13 January 2021
SMSF Association Media Release
The SMSF Association welcomes the announcement in the Federal Government’s Mid-Year Economic and Fiscal Outlook (MYEFO) that will allow the partial commutation of certain non-commutable pensions.
SMSF Association Deputy CEO / Director of Policy & Education Peter Burgess says: “We have long advocated the modernisation of these pensions – better known as legacy pensions – so the Government’s decision to amend the law to ensure that retirees who have commuted and restarted these pensions are treated equitably under the Transfer Balance Cap (TBC) is a welcomed reform.
“Certainly, it will be appreciated by the minority of SMSFs who have been affected as we don’t believe the TBC rules work effectively in situations where a lifetime or life expectancy complying pension is converted to a market-linked income stream and the commencement value of the market-linked pension exceeds the member’s TBC.”
The MYEFO paper said: “The measure will enable retirees with these products who have been unable to commute amounts exceeding their TBC to undertake the necessary partial commutation. It also ensures appropriate tax outcomes for these retirees given their prior inability to comply with the TBC rules.”
The SMSF Association also believes there are inequities in the need to retrospectively apply a new commutation formula to market-linked income streams that have been commuted and restarted on or after 1 July 2017.

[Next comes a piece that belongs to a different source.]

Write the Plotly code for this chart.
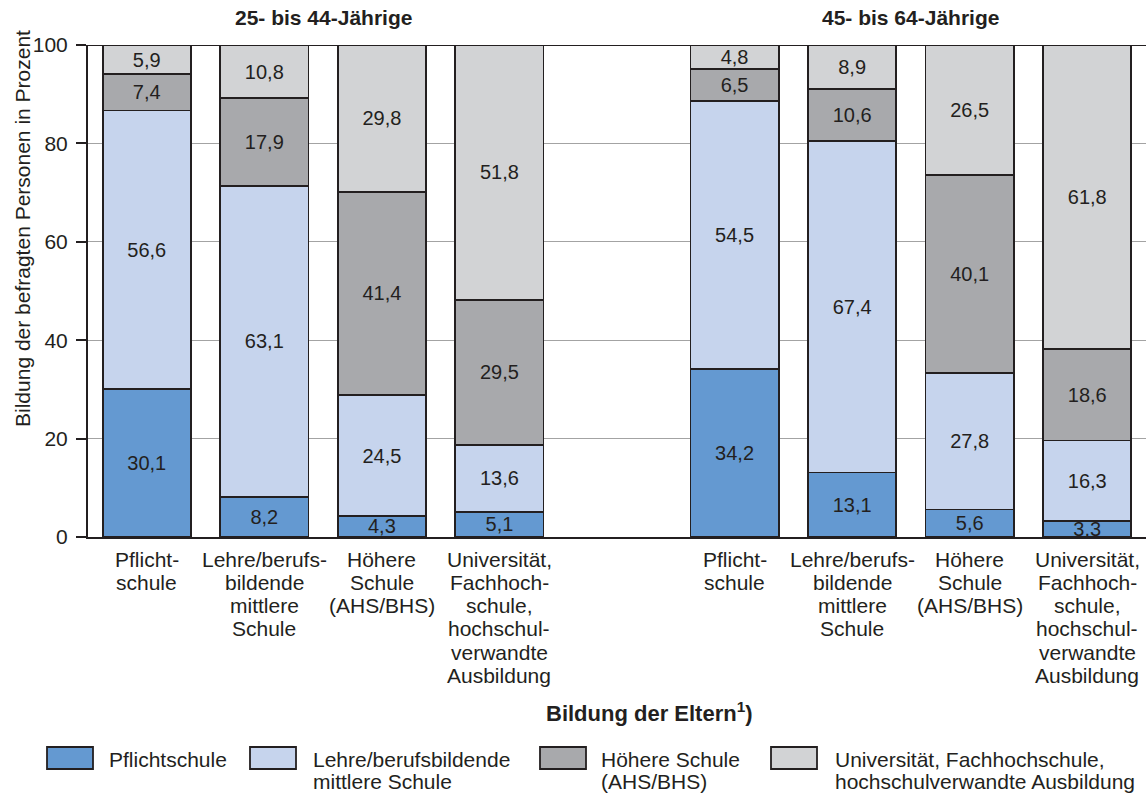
import plotly.graph_objects as go

# Parents' education (x categories), shown for two age groups
age_groups = ["25- bis 44-Jährige", "45- bis 64-Jährige"]
parent_levels = [
    ["Pflicht-", "schule"],
    ["Lehre/berufs-", "bildende", "mittlere", "Schule"],
    ["Höhere", "Schule", "(AHS/BHS)"],
    ["Universität,", "Fachhoch-", "schule,", "hochschul-", "verwandte", "Ausbildung"],
]

# Respondents' education (stack series), share in percent
series_names = [
    "Pflichtschule",
    "Lehre/berufsbildende mittlere Schule",
    "Höhere Schule (AHS/BHS)",
    "Universität, Fachhochschule, hochschulverwandte Ausbildung",
]
legend_lines = [
    ["Pflichtschule"],
    ["Lehre/berufsbildende", "mittlere Schule"],
    ["Höhere Schule", "(AHS/BHS)"],
    ["Universität, Fachhochschule,", "hochschulverwandte Ausbildung"],
]
pflichtschule = [30.1, 8.2, 4.3, 5.1, 34.2, 13.1, 5.6, 3.3]
lehre_bms = [56.6, 63.1, 24.5, 13.6, 54.5, 67.4, 27.8, 16.3]
hoehere_schule = [7.4, 17.9, 41.4, 29.5, 6.5, 10.6, 40.1, 18.6]
universitaet = [5.9, 10.8, 29.8, 51.8, 4.8, 8.9, 26.5, 61.8]
series_values = [pflichtschule, lehre_bms, hoehere_schule, universitaet]

y_ticks = [0, 20, 40, 60, 80, 100]

colors = ["#6499d1", "#c6d4ed", "#a8a9ac", "#d2d3d5"]
ink = "#231f20"
FONT = "Liberation Sans, Arial, sans-serif"
FS = 21
FS_VAL = 20

# bar slots: two groups of four with an empty slot between them
positions = [0, 1, 2, 3, 5, 6, 7, 8]

# plot area in pixels
L, R, T, B = 88, 1146, 45, 537
W, H = 1146, 793


def px(x):
    return (x - L) / (R - L)


def py(y):
    return (B - y) / (B - T)


fig = go.Figure()
for name, vals, col in zip(series_names, series_values, colors):
    fig.add_trace(go.Bar(
        x=positions, y=vals, name=name, width=0.75,
        marker=dict(color=col, line=dict(color=ink, width=1.8)),
        texttemplate="%{y:.1f}", textposition="inside",
        insidetextanchor="middle", constraintext="none", textangle=0,
        textfont=dict(family=FONT, size=FS_VAL, color=ink),
        showlegend=False, hoverinfo="skip",
    ))

ann = []
LINE = 23.3
# category labels under each bar, one line at a time
for gi in range(2):
    for ci, lines in enumerate(parent_levels):
        xpos = positions[gi * 4 + ci]
        for li, t in enumerate(lines):
            ann.append(dict(x=xpos, xref="x", y=py(559 + LINE * li), yref="paper",
                            text=t, showarrow=False, xanchor="center", yanchor="middle",
                            font=dict(family=FONT, size=FS, color=ink)))

# age group headings
for gi, title in enumerate(age_groups):
    ann.append(dict(x=1.5 + 5 * gi, xref="x", y=py(18), yref="paper",
                    text=f"<b>{title}</b>", showarrow=False, yanchor="middle",
                    font=dict(family=FONT, size=21, color=ink)))

# axis titles
ann.append(dict(x=px(649), xref="paper", y=py(712), yref="paper",
                text="<b>Bildung der Eltern<sup>1</sup>)</b>", showarrow=False,
                yanchor="middle", font=dict(family=FONT, size=22, color=ink)))
ann.append(dict(x=px(22), xref="paper", y=py(229), yref="paper",
                text="Bildung der befragten Personen in Prozent", textangle=-90,
                showarrow=False, xanchor="center", yanchor="middle",
                font=dict(family=FONT, size=FS, color=ink)))

# legend: wide swatches with text beside them
shapes = []
sw_x = [47, 250, 540, 771]
txt_x = [107, 311, 599, 833]
for i in range(4):
    shapes.append(dict(type="rect", xref="paper", yref="paper",
                       x0=px(sw_x[i]), x1=px(sw_x[i] + 46), y0=py(769), y1=py(747),
                       fillcolor=colors[i], line=dict(color=ink, width=1.8)))
    for li, t in enumerate(legend_lines[i]):
        ann.append(dict(x=px(txt_x[i]), xref="paper", y=py(759 + 22.5 * li), yref="paper",
                        text=t, showarrow=False, xanchor="left", yanchor="middle",
                        font=dict(family=FONT, size=FS, color=ink)))

# dark top line at 100
shapes.append(dict(type="line", xref="paper", yref="y", x0=0, x1=1, y0=100, y1=100,
                   line=dict(color=ink, width=1.8), layer="below"))

fig.update_layout(
    barmode="stack",
    width=W, height=H,
    margin=dict(l=L, r=W - R, t=T, b=H - B, pad=0),
    paper_bgcolor="white", plot_bgcolor="white",
    separators=",.",
    font=dict(family=FONT, size=FS, color=ink),
    annotations=ann, shapes=shapes,
    showlegend=False,
    xaxis=dict(range=[-0.5, 8.5], showticklabels=False, ticks="", showgrid=False,
               zeroline=False, showline=True, linecolor=ink, linewidth=2, fixedrange=True),
    yaxis=dict(range=[0, 100], tickvals=y_ticks, ticks="outside", ticklen=10,
               tickwidth=1.5, tickcolor=ink, showline=True, linecolor=ink, linewidth=2,
               showgrid=True, gridcolor="#a3a3a3", gridwidth=1, zeroline=False,
               tickfont=dict(family=FONT, size=FS, color=ink), ticklabelstandoff=4,
               fixedrange=True),
)

fig.write_html("out.html", config={"displayModeBar": False})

“We are concerned that the need to re-report a commutation figure using this new formula could give rise to excess pension balances with excess transfer balance earnings accruing from the original date of the commutation.
“This may be the case because the revised commutation figure using the new legislated formula could give rise to a substantially lower TBC debit than originally reported using guidance material available at the time. It’s also not clear how re-reporting could occur if the SMSF has subsequently been wound up.”
In July last year the SMSF Association put forward a solution to this issue by proposing the creation of a new TBC debit to write off any unintended pension balance excess that may arise due to the introduction of this new commutation formula.
“The amendments announced in the MYEFO paper appear consistent with this write-off TBC debit approach and we look forward to consulting on the draft legislation and making further improvements to the legacy pension system.”